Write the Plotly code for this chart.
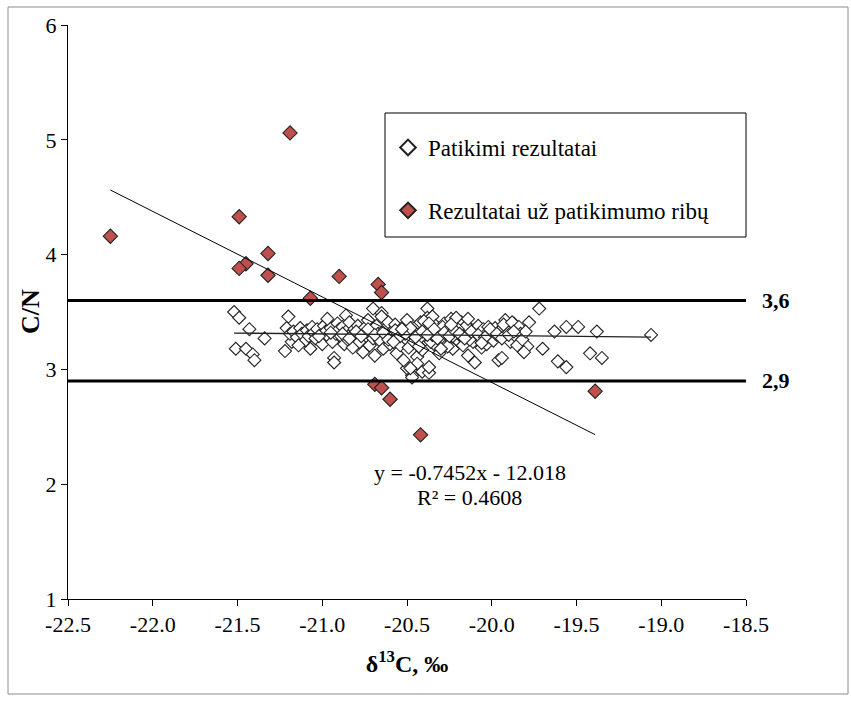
import plotly.graph_objects as go

# ---- data ----
reliable_x = [
    -21.52, -21.49, -21.43, -21.34, -21.51, -21.45, -21.41, -21.40, -21.20, -21.21, -21.22, -21.18, -21.19,
    -20.97, -20.93, -20.93, -20.70, -20.65, -20.86, -20.47, -20.50, -20.41, -20.38, -20.37, -20.10, -19.96,
    -19.92, -19.87, -19.72, -19.56, -19.49, -19.38, -19.06, -19.42, -19.35, -19.61, -19.56, -19.70, -19.79,
    -19.63, -19.78,
    -21.17, -21.15, -21.13, -21.12, -21.10, -21.09, -21.08, -21.06, -21.05, -21.04, -21.03, -21.01, -21.00,
    -20.99, -20.98, -20.96, -20.95, -20.94, -20.92, -20.91, -20.90, -21.14, -21.07, -20.97,
    -20.89, -20.88, -20.87, -20.86, -20.85, -20.84, -20.83, -20.82, -20.81, -20.80, -20.79, -20.78, -20.77,
    -20.76, -20.75, -20.74, -20.73, -20.72, -20.71, -20.70, -20.69, -20.68, -20.67, -20.66, -20.65, -20.64,
    -20.63, -20.62, -20.61, -20.60,
    -20.59, -20.58, -20.57, -20.56, -20.55, -20.54, -20.53, -20.52, -20.51, -20.50, -20.49, -20.48, -20.47,
    -20.46, -20.45, -20.44, -20.43, -20.42, -20.41, -20.40, -20.39, -20.38, -20.37, -20.36, -20.35, -20.34,
    -20.33, -20.32, -20.31, -20.30, -20.44, -20.48,
    -20.29, -20.28, -20.27, -20.26, -20.25, -20.24, -20.23, -20.22, -20.21, -20.20, -20.19, -20.18, -20.17,
    -20.16, -20.15, -20.14, -20.13, -20.12, -20.11, -20.09, -20.08, -20.07, -20.06, -20.05, -20.04, -20.03,
    -20.02, -20.01, -20.00,
    -19.99, -19.98, -19.97, -19.95, -19.94, -19.93, -19.91, -19.90, -19.89, -19.88, -19.86, -19.85,
    -19.84, -19.83, -19.82, -19.81, -19.80,
    -20.46, -20.42, -20.39, -20.36, -20.33, -20.29, -20.26, -20.23, -20.21, -20.18, -20.15, -20.13, -20.40,
    -20.35, -20.31, -20.27, -20.20, -20.17, -20.43, -20.37,
    -20.88, -20.84, -20.80, -20.77, -20.73, -20.69, -20.64, -20.61, -20.57, -20.54, -20.51, -20.48, -20.45,
    -20.41, -20.38, -20.34, -20.32, -20.28, -20.25, -20.22, -20.19, -20.16, -20.12, -20.08, -20.04, -20.01,
    -19.97, -19.94, -19.90, -19.87, -21.02, -20.95, -20.58, -20.53, -20.30, -20.24, -20.14, -20.06,
]
reliable_y = [
    3.50, 3.45, 3.35, 3.27, 3.18, 3.18, 3.13, 3.08, 3.46, 3.36, 3.16, 3.24, 3.31,
    3.41, 3.10, 3.06, 3.53, 3.49, 3.47, 2.95, 3.01, 2.98, 3.53, 2.97, 3.06, 3.08,
    3.43, 3.40, 3.53, 3.37, 3.37, 3.33, 3.30, 3.14, 3.10, 3.07, 3.02, 3.18, 3.20,
    3.33, 3.41,
    3.33, 3.28, 3.36, 3.31, 3.25, 3.34, 3.29, 3.37, 3.32, 3.27, 3.35, 3.30, 3.22,
    3.38, 3.33, 3.28, 3.36, 3.24, 3.31, 3.40, 3.35, 3.21, 3.18, 3.44,
    3.29, 3.37, 3.22, 3.33, 3.26, 3.41, 3.31, 3.19, 3.35, 3.28, 3.38, 3.24, 3.32,
    3.15, 3.36, 3.29, 3.43, 3.21, 3.34, 3.27, 3.12, 3.38, 3.31, 3.25, 3.46, 3.18,
    3.35, 3.29, 3.41, 3.22,
    3.33, 3.26, 3.39, 3.14, 3.30, 3.21, 3.36, 3.08, 3.27, 3.43, 3.19, 3.32, 2.93,
    3.24, 3.37, 3.11, 3.29, 3.41, 3.17, 3.34, 3.26, 3.45, 3.02, 3.31, 3.46, 3.22,
    3.38, 3.28, 3.14, 3.35, 3.05, 3.01,
    3.30, 3.40, 3.23, 3.35, 3.27, 3.44, 3.18, 3.32, 3.37, 3.25, 3.30, 3.41, 3.21,
    3.34, 3.28, 3.12, 3.36, 3.31, 3.24, 3.33, 3.38, 3.27, 3.19, 3.35, 3.30, 3.22,
    3.37, 3.28, 3.33,
    3.25, 3.36, 3.30, 3.34, 3.10, 3.39, 3.28, 3.32, 3.24, 3.41, 3.29, 3.21,
    3.37, 3.31, 3.26, 3.15, 3.33,
    3.33, 3.28, 3.36, 3.24, 3.31, 3.37, 3.20, 3.29, 3.45, 3.33, 3.38, 3.26, 3.42,
    3.30, 3.26, 3.33, 3.35, 3.29, 3.20, 3.40,
    3.31, 3.27, 3.33, 3.29, 3.35, 3.30, 3.32, 3.26, 3.34, 3.29, 3.31, 3.36, 3.28,
    3.33, 3.30, 3.35, 3.27, 3.32, 3.29, 3.34, 3.31, 3.27, 3.33, 3.30, 3.28, 3.35,
    3.31, 3.27, 3.30, 3.33, 3.29, 3.32, 3.24, 3.35, 3.18, 3.39, 3.44, 3.23,
]

outlier_x = [-22.25, -21.49, -21.45, -21.49, -21.32, -21.32, -21.19, -21.07, -20.90, -20.67,
             -20.65, -20.69, -20.65, -20.60, -20.42, -19.39]
outlier_y = [4.16, 4.33, 3.92, 3.88, 4.01, 3.82, 5.06, 3.62, 3.81, 3.74,
             3.67, 2.87, 2.84, 2.74, 2.43, 2.81]

# trend lines (slope, intercept)
trend_outlier = (-0.7452, -12.018)
trend_reliable = (-0.0142, 3.011)

limits = [3.6, 2.9]
limit_labels = ["3,6", "2,9"]

x_ticks = [-22.5, -22.0, -21.5, -21.0, -20.5, -20.0, -19.5, -19.0, -18.5]
y_ticks = [1, 2, 3, 4, 5, 6]

FONT = "Liberation Serif"
RED = "#C0504D"

fig = go.Figure()

fig.add_trace(go.Scatter(
    x=reliable_x, y=reliable_y, mode="markers", name="Patikimi rezultatai",
    legendgroup="a",
    marker=dict(symbol="diamond", size=10, color="white", line=dict(color="#222222", width=1.1)),
))
fig.add_trace(go.Scatter(
    x=outlier_x, y=outlier_y, mode="markers", name="Rezultatai už patikimumo ribų",
    legendgroup="b",
    marker=dict(symbol="diamond", size=11, color=RED, line=dict(color="#222222", width=1.1)),
))

# trend line of outliers
ox0, ox1 = min(outlier_x), max(outlier_x)
fig.add_trace(go.Scatter(
    x=[ox0, ox1], y=[trend_outlier[0] * ox0 + trend_outlier[1], trend_outlier[0] * ox1 + trend_outlier[1]],
    mode="lines", line=dict(color="black", width=1), showlegend=False, hoverinfo="skip"))
# trend line of reliable results
rx0, rx1 = min(reliable_x), max(reliable_x)
fig.add_trace(go.Scatter(
    x=[rx0, rx1], y=[trend_reliable[0] * rx0 + trend_reliable[1], trend_reliable[0] * rx1 + trend_reliable[1]],
    mode="lines", line=dict(color="#222222", width=1.3), showlegend=False, hoverinfo="skip"))

shapes = []
annotations = []
for v, lab in zip(limits, limit_labels):
    shapes.append(dict(type="line", xref="paper", x0=0, x1=1, yref="y", y0=v, y1=v,
                       line=dict(color="black", width=3)))
    annotations.append(dict(xref="paper", x=1, yref="y", y=v, text="<b>%s</b>" % lab, showarrow=False,
                            xanchor="left", xshift=14, font=dict(family=FONT, size=22, color="black")))

# legend box
shapes.append(dict(type="rect", xref="paper", yref="paper",
                   x0=(385 - 68) / 678, x1=(746 - 68) / 678, y0=(599 - 237) / 574, y1=(599 - 113) / 574,
                   line=dict(color="black", width=1), fillcolor="rgba(0,0,0,0)"))
# outer frame
shapes.append(dict(type="rect", xref="paper", yref="paper",
                   x0=(8 - 68) / 678, x1=(848 - 68) / 678, y0=(599 - 694) / 574, y1=(599 - 7) / 574,
                   line=dict(color="#8c8c8c", width=1), fillcolor="rgba(0,0,0,0)"))

annotations.append(dict(xref="x", yref="y", x=-20.13, y=2.10, text="y = -0.7452x - 12.018",
                        showarrow=False, font=dict(family=FONT, size=22, color="black")))
annotations.append(dict(xref="x", yref="y", x=-20.13, y=1.885, text="R² = 0.4608",
                        showarrow=False, font=dict(family=FONT, size=22, color="black")))
# y axis title
annotations.append(dict(xref="paper", yref="paper", x=(30 - 68) / 678, y=0.5, text="<b>C/N</b>",
                        textangle=-90, showarrow=False, xanchor="center", yanchor="middle",
                        font=dict(family=FONT, size=26, color="black")))

fig.update_layout(
    width=851, height=704,
    margin=dict(l=68, r=105, t=25, b=105),
    paper_bgcolor="white", plot_bgcolor="white",
    font=dict(family=FONT, size=22, color="black"),
    showlegend=True,
    legend=dict(x=(388 - 68) / 678, y=(599 - 126) / 574, xanchor="left", yanchor="top",
                bgcolor="rgba(0,0,0,0)", borderwidth=0, tracegroupgap=30,
                font=dict(family=FONT, size=23, color="black"), itemsizing="constant"),
    shapes=shapes, annotations=annotations,
    xaxis=dict(range=[-22.5, -18.5], tickvals=x_ticks, ticktext=["%.1f" % v for v in x_ticks],
               ticks="outside", ticklen=6, tickcolor="black", showline=True, linecolor="black", linewidth=1,
               showgrid=False, zeroline=False, tickfont=dict(family=FONT, size=22),
               title=dict(text="<b>δ<sup>13</sup>C, ‰</b>", font=dict(family=FONT, size=24), standoff=18)),
    yaxis=dict(range=[1, 6], tickvals=y_ticks, ticks="outside", ticklen=6, tickcolor="black",
               showline=True, linecolor="black", linewidth=1, showgrid=False, zeroline=False,
               tickfont=dict(family=FONT, size=22)),
)

fig.write_html("out.html")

*****

THE TASK
Your task is to return the lines above, from the first one up to and including the line containing "import plotly.graph_objects as go", minus any pictures.

REPLY TO THE TASK
Write the Plotly code for this chart.
import plotly.graph_objects as go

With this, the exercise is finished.